> _PROBLEM STATEMENT_
Output every line exactly as written. Leave out pictures.

> _PROVIDED MATERIAL_
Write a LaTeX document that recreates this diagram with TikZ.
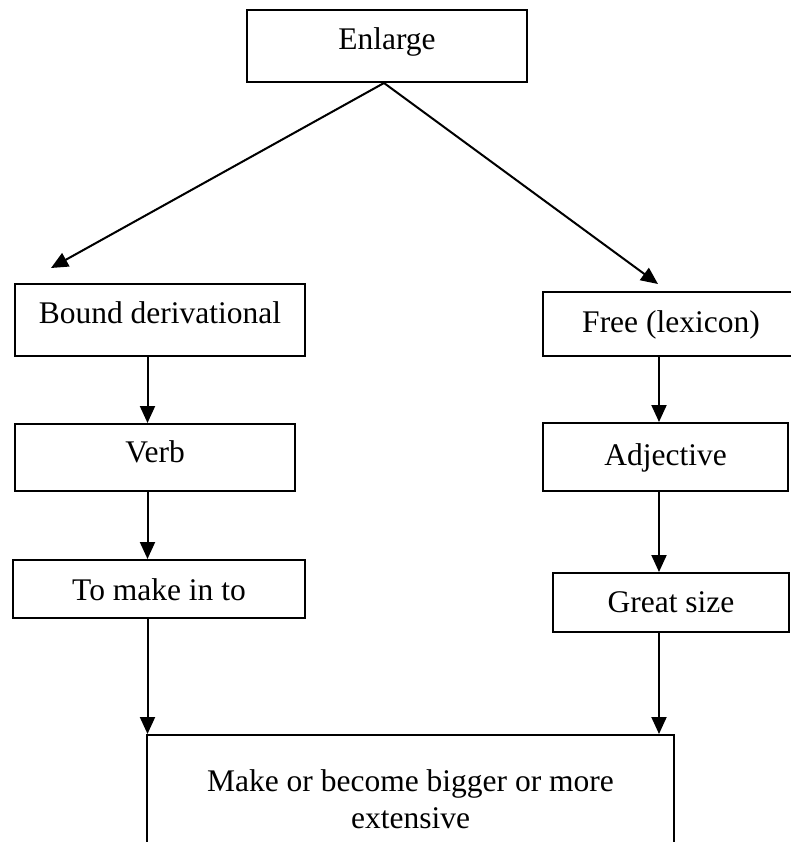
\documentclass[tikz,border=0pt]{standalone}
\usepackage{fontspec}
\setmainfont{Liberation Serif}
\usetikzlibrary{arrows.meta}
\begin{document}
\begin{tikzpicture}[x=1pt,y=-1pt,
  box/.style={draw,line width=2pt,rectangle,inner sep=0pt,text height=22pt,
    font=\fontsize{31.5}{37}\selectfont},
  arr/.style={line width=2pt,-{Triangle[length=17pt,width=15pt]}}]
\useasboundingbox (0,0) rectangle (791,842);

% boxes (text depth sets where each label sits in its box)
\node[box,text depth=14pt,minimum width=280pt,minimum height=72pt] (enlarge) at (387,46) {Enlarge};
\node[box,text depth=16pt,minimum width=290pt,minimum height=72pt] (bound) at (160,320) {Bound derivational};
\node[box,text depth=6pt,minimum width=256pt,minimum height=64pt] (free) at (671,324) {Free (lexicon)};
\node[box,text depth=13pt,minimum width=280pt,minimum height=67pt] (verb) at (155,457.5) {Verb};
\node[box,text depth=6pt,minimum width=245pt,minimum height=68pt] (adj) at (665.5,457) {Adjective};
\node[box,text depth=0pt,minimum width=292pt,minimum height=58pt] (tomake) at (159,589) {To make in to};
\node[box,text depth=3pt,minimum width=236pt,minimum height=59pt] (great) at (671,602.5) {Great size};
\node[draw,line width=2pt,inner sep=0pt,font=\fontsize{31.5}{37}\selectfont,
  minimum width=527pt,minimum height=129pt,align=center] (final) at (410.5,799.5)
  {Make or become bigger or more\\extensive};

% column guides and free arrow ends
\coordinate (lcol) at (147.5,0);
\coordinate (rcol) at (659,0);
\coordinate (ltip) at (51,268);
\coordinate (rtip) at (658,284);

% connectors
\draw[arr] ([xshift=-3pt]enlarge.south) -- (ltip);
\draw[arr] ([xshift=-3pt]enlarge.south) -- (rtip);
\draw[arr] (bound.south -| lcol) -- (verb.north -| lcol);
\draw[arr] (verb.south -| lcol) -- (tomake.north -| lcol);
\draw[arr] (tomake.south -| lcol) -- (final.north -| lcol);
\draw[arr] (free.south -| rcol) -- (adj.north -| rcol);
\draw[arr] (adj.south -| rcol) -- (great.north -| rcol);
\draw[arr] (great.south -| rcol) -- (final.north -| rcol);
\end{tikzpicture}
\end{document}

> _RESPONSE FOR THIS EXERCISE_
Write a LaTeX document that recreates this diagram with TikZ.
\documentclass[tikz,border=0pt]{standalone}
\usepackage{fontspec}
\setmainfont{Liberation Serif}
\usetikzlibrary{arrows.meta}
\begin{document}
\begin{tikzpicture}[x=1pt,y=-1pt,
  box/.style={draw,line width=2pt,rectangle,inner sep=0pt,text height=22pt,
    font=\fontsize{31.5}{37}\selectfont},
  arr/.style={line width=2pt,-{Triangle[length=17pt,width=15pt]}}]
\useasboundingbox (0,0) rectangle (791,842);

% boxes (text depth sets where each label sits in its box)
\node[box,text depth=14pt,minimum width=280pt,minimum height=72pt] (enlarge) at (387,46) {Enlarge};
\node[box,text depth=16pt,minimum width=290pt,minimum height=72pt] (bound) at (160,320) {Bound derivational};
\node[box,text depth=6pt,minimum width=256pt,minimum height=64pt] (free) at (671,324) {Free (lexicon)};
\node[box,text depth=13pt,minimum width=280pt,minimum height=67pt] (verb) at (155,457.5) {Verb};
\node[box,text depth=6pt,minimum width=245pt,minimum height=68pt] (adj) at (665.5,457) {Adjective};
\node[box,text depth=0pt,minimum width=292pt,minimum height=58pt] (tomake) at (159,589) {To make in to};
\node[box,text depth=3pt,minimum width=236pt,minimum height=59pt] (great) at (671,602.5) {Great size};
\node[draw,line width=2pt,inner sep=0pt,font=\fontsize{31.5}{37}\selectfont,
  minimum width=527pt,minimum height=129pt,align=center] (final) at (410.5,799.5)
  {Make or become bigger or more\\extensive};

% column guides and free arrow ends
\coordinate (lcol) at (147.5,0);
\coordinate (rcol) at (659,0);
\coordinate (ltip) at (51,268);
\coordinate (rtip) at (658,284);

% connectors
\draw[arr] ([xshift=-3pt]enlarge.south) -- (ltip);
\draw[arr] ([xshift=-3pt]enlarge.south) -- (rtip);
\draw[arr] (bound.south -| lcol) -- (verb.north -| lcol);
\draw[arr] (verb.south -| lcol) -- (tomake.north -| lcol);
\draw[arr] (tomake.south -| lcol) -- (final.north -| lcol);
\draw[arr] (free.south -| rcol) -- (adj.north -| rcol);
\draw[arr] (adj.south -| rcol) -- (great.north -| rcol);
\draw[arr] (great.south -| rcol) -- (final.north -| rcol);
\end{tikzpicture}
\end{document}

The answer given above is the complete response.